Authors in the book include Dawn Sanders (plant science educator), Bente Eriksen (botanist), Giovanni Aloi (Editor in Chief of Antennae; The Journal of Nature in Visual Culture), Lynn Turner (Visual Cultures, Goldsmiths), Ramsey Affifi (University of Edinburgh) and Olof Gerdur Sigfúsdóttir (University of Iceland).
In On Trying to Understand Life as Plant, Sanders, writes through an analysis of accumulated data, engaging with student-teacher and public visitor responses to Snæbjörnsdóttir/Wilson’s art interventions in Gothenburg, Botanical Gardens.

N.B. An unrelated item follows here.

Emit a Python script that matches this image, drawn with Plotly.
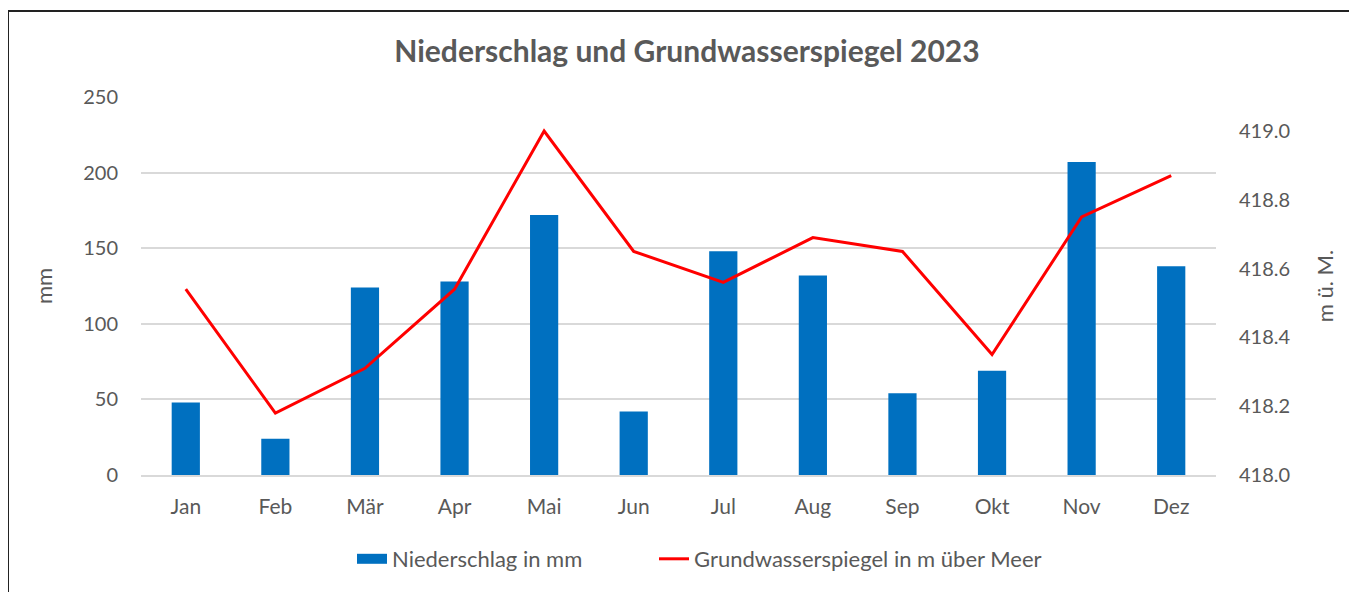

Eriksen, in Seeing Significance in Plants: A Role for Art in Botanical Gardens, writes in the context of the Anthropocene and extinction on ‘interpretation’ strategies and methods, through visual means, in the public presentation of plants.
Sigfúsdóttir in Seeing Beyond Science: Art as Epistemic Practice, examines the work of Snæbjörnsdóttir/Wilson, articulating the value and unique contributions to knowledge made possible by research through contemporary art-practice, in its capacity to destabilise and restore.
In a context of anthropology and art, Giovanni Aloi’s Botanical Decolonisation: In Defense of Cultivars, explores and critiques the complexities and contradictions of ‘decolonisation’ in its botanical applications.
In Plant Blindness Leads to Extinction Blindness, Affifi considers what is fatally overlooked by the failure to acknowledge the significance of individual plants in unique, co-constitutive environments.
In her philosophical critique, How Like a (Fig) Leaf, Turner reveals the precarious nature of historical human (male) positionings in a world of vegetal being.
BEYOND PLANT BLINDNESS: Seeing the Importance of Plants for a Sustainable World is edited by Mark Wilson, Bryndís Snæbjörnsdóttir and Dawn Sanders.